— Start —

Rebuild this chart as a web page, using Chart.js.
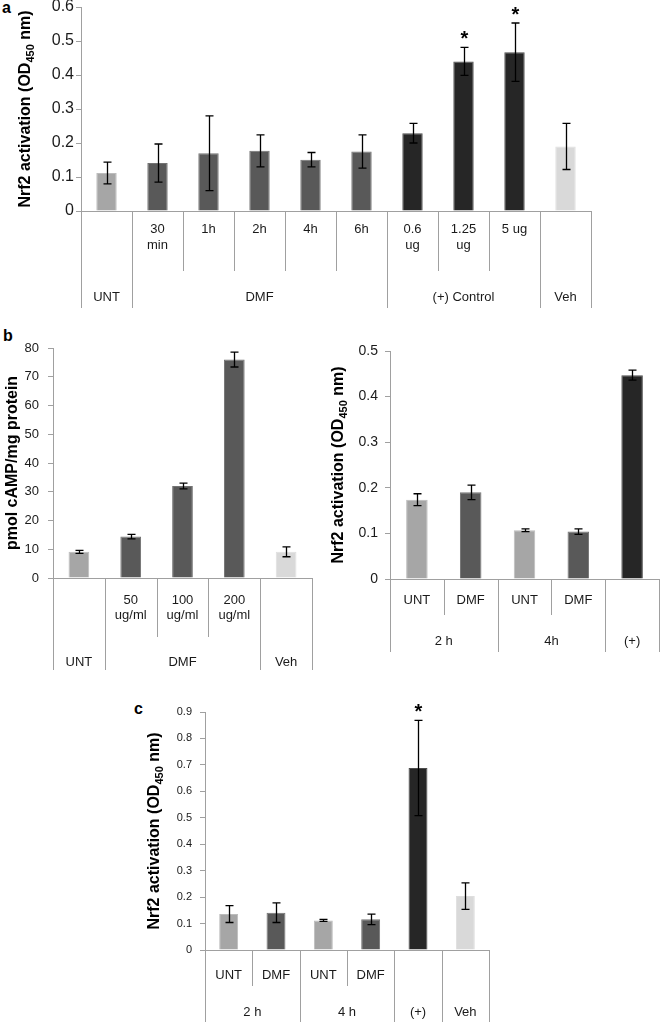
<!DOCTYPE html>
<html>
<head>
<meta charset="utf-8">
<script src="https://cdn.jsdelivr.net/npm/chart.js@4.4.0/dist/chart.umd.min.js"></script>
<style>
  body { margin: 0; background: #fff; width: 661px; height: 1024px; position: relative; overflow: hidden;
         font-family: 'Liberation Sans', Arial, sans-serif; }
  canvas { position: absolute; }
  .tag { position: absolute; font-weight: bold; font-size: 16px; line-height: 16px; color: #000; }
</style>
</head>
<body>
<div class="tag" style="left:2px;top:0px">a</div>
<div class="tag" style="left:3px;top:328px">b</div>
<div class="tag" style="left:134px;top:701px">c</div>

<canvas id="chartA" style="left:0;top:-20px" width="661" height="340"></canvas>
<canvas id="chartB1" style="left:0;top:320px" width="330" height="360"></canvas>
<canvas id="chartB2" style="left:330px;top:320px" width="331" height="360"></canvas>
<canvas id="chartC" style="left:100px;top:680px" width="420" height="344"></canvas>

<script>
// ---- panel a ----
const aTicks = ['', ['30', 'min'], '1h', '2h', '4h', '6h', ['0.6', 'ug'], ['1.25', 'ug'], '5 ug', ''];
const aKinds = ['UNT', 'DMF', 'DMF', 'DMF', 'DMF', 'DMF', 'POS', 'POS', 'POS', 'VEH'];
const aGroups = ['UNT', 'DMF', '(+) Control', 'Veh'];
const aGroupSpans = [1, 5, 3, 1];
const aValues = [0.112, 0.141, 0.17, 0.177, 0.151, 0.175, 0.229, 0.44, 0.467, 0.19];
const aErrors = [0.032, 0.056, 0.11, 0.047, 0.021, 0.049, 0.029, 0.041, 0.086, 0.068];
const aStars = [0, 0, 0, 0, 0, 0, 0, 1, 1, 0];

// ---- panel b, left (cAMP) ----
const b1Ticks = ['', ['50', 'ug/ml'], ['100', 'ug/ml'], ['200', 'ug/ml'], ''];
const b1Kinds = ['UNT', 'DMF', 'DMF', 'DMF', 'VEH'];
const b1Groups = ['UNT', 'DMF', 'Veh'];
const b1GroupSpans = [1, 3, 1];
const b1Values = [9.1, 14.4, 32, 76, 9.1];
const b1Errors = [0.5, 0.8, 1.0, 2.6, 1.7];

// ---- panel b, right ----
const b2Ticks = ['UNT', 'DMF', 'UNT', 'DMF', ''];
const b2Kinds = ['UNT', 'DMF', 'UNT', 'DMF', 'POS'];
const b2Groups = ['2 h', '4h', '(+)'];
const b2GroupSpans = [2, 2, 1];
const b2Values = [0.174, 0.19, 0.107, 0.104, 0.447];
const b2Errors = [0.013, 0.016, 0.003, 0.006, 0.011];

// ---- panel c ----
const cTicks = ['UNT', 'DMF', 'UNT', 'DMF', '', ''];
const cKinds = ['UNT', 'DMF', 'UNT', 'DMF', 'POS', 'VEH'];
const cGroups = ['2 h', '4 h', '(+)', 'Veh'];
const cGroupSpans = [2, 2, 1, 1];
const cValues = [0.136, 0.141, 0.112, 0.116, 0.688, 0.204];
const cErrors = [0.032, 0.037, 0.004, 0.02, 0.18, 0.05];
const cStars = [0, 0, 0, 0, 1, 0];

const nrfTitle = [['Nrf2 activation (OD', false], ['450', true], [' nm)', false]];
const campTitle = [['pmol cAMP/mg protein', false]];

const FONT = "'Liberation Sans', Arial, sans-serif";
const AXIS = '#a0a0a0';
const TEXT = '#1a1a1a';
const kindColor = { UNT: '#a6a6a6', DMF: '#595959', POS: '#262626', VEH: '#d9d9d9' };
const kindEdge = { UNT: '#bcbcbc', DMF: '#737373', POS: '#4d4d4d', VEH: '#dedede' };

Chart.defaults.font.family = FONT;

// vertical group dividers + two rows of category labels under the bars
function groupAxis(p) {
    return {
        id: 'groupAxis',
        afterDraw(chart) {
            const { ctx, chartArea: ca, scales: { x } } = chart;
            const labels = chart.data.labels;
            const n = labels.length;
            const base = ca.bottom;
            const full = new Set([0]);
            let acc = 0;
            p.spans.forEach(s => { acc += s; full.add(acc); });

            ctx.save();
            ctx.strokeStyle = AXIS;
            ctx.lineWidth = 1;
            ctx.beginPath();
            ctx.moveTo(ca.left, Math.round(base) + 0.5);
            ctx.lineTo(ca.right, Math.round(base) + 0.5);
            for (let i = 0; i <= n; i++) {
                const xp = Math.round(x.getPixelForValue(i - 0.5)) + 0.5;
                ctx.moveTo(xp, base);
                ctx.lineTo(xp, base + (full.has(i) ? p.outer : p.inner));
            }
            ctx.stroke();

            ctx.fillStyle = TEXT;
            ctx.font = p.labelFont;
            ctx.textAlign = 'center';
            ctx.textBaseline = 'middle';
            labels.forEach((lab, i) => {
                [].concat(lab).forEach((s, k) => {
                    ctx.fillText(s, x.getPixelForValue(i), base + p.labelY + k * p.lineH);
                });
            });
            let start = 0;
            p.groups.forEach((g, j) => {
                const end = start + p.spans[j];
                const cx = (x.getPixelForValue(start - 0.5) + x.getPixelForValue(end - 0.5)) / 2;
                ctx.fillText(g, cx, base + p.groupY);
                start = end;
            });
            ctx.restore();
        }
    };
}

function errorBars(p) {
    return {
        id: 'errorBars',
        afterDatasetsDraw(chart) {
            const { ctx, scales: { y } } = chart;
            const meta = chart.getDatasetMeta(0);
            ctx.save();
            ctx.strokeStyle = '#000';
            ctx.lineWidth = 1.3;
            meta.data.forEach((bar, i) => {
                const v = p.values[i], e = p.errors[i];
                const top = y.getPixelForValue(v + e);
                const bot = y.getPixelForValue(v - e);
                const cx = Math.round(bar.x) + 0.5;
                ctx.beginPath();
                ctx.moveTo(cx, top); ctx.lineTo(cx, bot);
                ctx.moveTo(cx - 4, top); ctx.lineTo(cx + 4, top);
                ctx.moveTo(cx - 4, bot); ctx.lineTo(cx + 4, bot);
                ctx.stroke();
                if (p.stars && p.stars[i]) {
                    ctx.fillStyle = '#000';
                    ctx.font = 'bold 20px ' + FONT;
                    ctx.textAlign = 'center';
                    ctx.textBaseline = 'alphabetic';
                    ctx.fillText('*', cx, top - 2);
                }
            });
            ctx.restore();
        }
    };
}

// rotated y title with a subscript part
function yTitle(p) {
    return {
        id: 'yTitle',
        afterDraw(chart) {
            const { ctx, chartArea: ca } = chart;
            const big = 'bold 16px ' + FONT, small = 'bold 11px ' + FONT;
            ctx.save();
            ctx.translate(ca.left + p.titleDx, (ca.top + ca.bottom) / 2);
            ctx.rotate(-Math.PI / 2);
            let total = 0;
            p.title.forEach(([t, sub]) => { ctx.font = sub ? small : big; total += ctx.measureText(t).width; });
            let xx = -total / 2;
            ctx.fillStyle = '#000';
            ctx.textBaseline = 'middle';
            ctx.textAlign = 'left';
            p.title.forEach(([t, sub]) => {
                ctx.font = sub ? small : big;
                ctx.fillText(t, xx, sub ? 5 : 0);
                xx += ctx.measureText(t).width;
            });
            ctx.restore();
        }
    };
}

function makePanel(id, p) {
    return new Chart(document.getElementById(id), {
        type: 'bar',
        data: {
            labels: p.ticks,
            datasets: [{
                data: p.values,
                backgroundColor: p.kinds.map(k => kindColor[k]),
                borderColor: p.kinds.map(k => kindEdge[k]),
                borderWidth: 1,
                barPercentage: 0.4,
                categoryPercentage: 1
            }]
        },
        options: {
            responsive: false,
            animation: false,
            layout: { padding: p.padding },
            plugins: { legend: { display: false }, tooltip: { enabled: false } },
            scales: {
                x: { display: false },
                y: {
                    min: 0,
                    max: p.max,
                    ticks: { stepSize: p.step, color: TEXT, padding: p.tickPad, font: { size: p.tickSize } },
                    grid: { drawOnChartArea: false, drawTicks: true, tickLength: 5, color: AXIS },
                    border: { color: AXIS },
                    afterFit(scale) { scale.width = p.yWidth; }
                }
            }
        },
        plugins: [groupAxis(p), errorBars(p), yTitle(p)]
    });
}

makePanel('chartA', {
    ticks: aTicks, kinds: aKinds, groups: aGroups, spans: aGroupSpans,
    values: aValues, errors: aErrors, stars: aStars, title: nrfTitle,
    max: 0.6, step: 0.1, tickSize: 16, tickPad: 2, yWidth: 81, titleDx: -55,
    padding: { left: 0, top: 27, right: 70, bottom: 109 },
    labelFont: '13px ' + FONT, labelY: 18.5, lineH: 15.5, inner: 60, groupY: 86, outer: 97
});

makePanel('chartB1', {
    ticks: b1Ticks, kinds: b1Kinds, groups: b1Groups, spans: b1GroupSpans,
    values: b1Values, errors: b1Errors, title: campTitle,
    max: 80, step: 10, tickSize: 13, tickPad: 9, yWidth: 53, titleDx: -40,
    padding: { left: 0, top: 28, right: 18, bottom: 102 },
    labelFont: '13px ' + FONT, labelY: 22, lineH: 15, inner: 59, groupY: 84, outer: 92
});

makePanel('chartB2', {
    ticks: b2Ticks, kinds: b2Kinds, groups: b2Groups, spans: b2GroupSpans,
    values: b2Values, errors: b2Errors, title: nrfTitle,
    max: 0.5, step: 0.1, tickSize: 14, tickPad: 7, yWidth: 60, titleDx: -51,
    padding: { left: 0, top: 31, right: 2, bottom: 101 },
    labelFont: '13px ' + FONT, labelY: 21, lineH: 15, inner: 36, groupY: 62, outer: 73
});

makePanel('chartC', {
    ticks: cTicks, kinds: cKinds, groups: cGroups, spans: cGroupSpans,
    values: cValues, errors: cErrors, stars: cStars, title: nrfTitle,
    max: 0.9, step: 0.1, tickSize: 11, tickPad: 8, yWidth: 105, titleDx: -50.5,
    padding: { left: 0, top: 32, right: 31, bottom: 74 },
    labelFont: '13px ' + FONT, labelY: 25, lineH: 15, inner: 36, groupY: 62, outer: 72
});
</script>
</body>
</html>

— End —

> WORK REQUIRED
From the top of the listing above, repeat each line exactly until you reach the line containing "0, 0, 1, 1, 0];", and repeat that one too. Leave the pictures out.

> REPLY TO THE TASK
Rebuild this chart as a web page, using Chart.js.
<!DOCTYPE html>
<html>
<head>
<meta charset="utf-8">
<script src="https://cdn.jsdelivr.net/npm/chart.js@4.4.0/dist/chart.umd.min.js"></script>
<style>
  body { margin: 0; background: #fff; width: 661px; height: 1024px; position: relative; overflow: hidden;
         font-family: 'Liberation Sans', Arial, sans-serif; }
  canvas { position: absolute; }
  .tag { position: absolute; font-weight: bold; font-size: 16px; line-height: 16px; color: #000; }
</style>
</head>
<body>
<div class="tag" style="left:2px;top:0px">a</div>
<div class="tag" style="left:3px;top:328px">b</div>
<div class="tag" style="left:134px;top:701px">c</div>

<canvas id="chartA" style="left:0;top:-20px" width="661" height="340"></canvas>
<canvas id="chartB1" style="left:0;top:320px" width="330" height="360"></canvas>
<canvas id="chartB2" style="left:330px;top:320px" width="331" height="360"></canvas>
<canvas id="chartC" style="left:100px;top:680px" width="420" height="344"></canvas>

<script>
// ---- panel a ----
const aTicks = ['', ['30', 'min'], '1h', '2h', '4h', '6h', ['0.6', 'ug'], ['1.25', 'ug'], '5 ug', ''];
const aKinds = ['UNT', 'DMF', 'DMF', 'DMF', 'DMF', 'DMF', 'POS', 'POS', 'POS', 'VEH'];
const aGroups = ['UNT', 'DMF', '(+) Control', 'Veh'];
const aGroupSpans = [1, 5, 3, 1];
const aValues = [0.112, 0.141, 0.17, 0.177, 0.151, 0.175, 0.229, 0.44, 0.467, 0.19];
const aErrors = [0.032, 0.056, 0.11, 0.047, 0.021, 0.049, 0.029, 0.041, 0.086, 0.068];
const aStars = [0, 0, 0, 0, 0, 0, 0, 1, 1, 0];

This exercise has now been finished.